Put the camera down sometimes. Watch the animals with your own eyes. Some of the best safari memories are the moments you didn't photograph.

Final word

Safari photography is one of the most rewarding genres in the craft. The combination of astonishing light, wild animals in their natural environment, and the constant possibility of something extraordinary happening just metres from you is intoxicating. You'll come home with images you'll treasure for the rest of your life.

If you want to maximise the photographic potential of your safari, talk to us about our dedicated Photography Safaris — specialist vehicles, private departures, longer game drives, and guides who understand exposure as well as they understand animals.

Common Questions

What lens should I bring for safari?

A 100-400mm zoom is the single most useful lens on safari. If you have two bodies, pair it with a wider lens (24-70mm) for environmental and landscape shots.

Do I need a tripod?

No — tripods are almost useless in safari vehicles. A bean bag resting on the door frame or window sill is vastly more effective and travels small.

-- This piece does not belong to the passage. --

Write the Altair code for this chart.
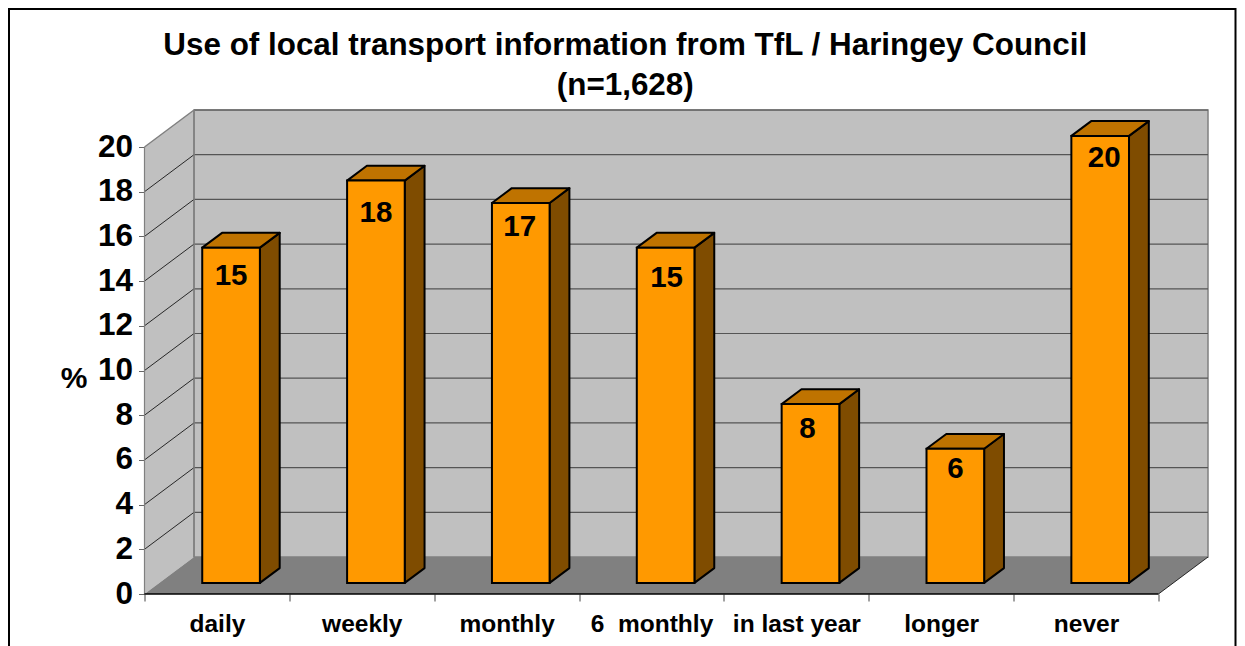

What camera settings are best for wildlife?

Aperture priority or manual with auto-ISO, minimum shutter 1/1000 for static subjects and 1/2000 for moving ones, animal-eye autofocus on, continuous burst mode, RAW files.

When is the best light for safari photography?

The 90 minutes before and after sunrise, and the 90 minutes before and after sunset. Midday sun is harsh and flat and most animals are resting anyway.

How important is the guide for photography?

Enormously — arguably more important than your gear. A good guide reads behaviour, positions the vehicle for light and angle, and anticipates action. Ask for a photographically-experienced guide when booking.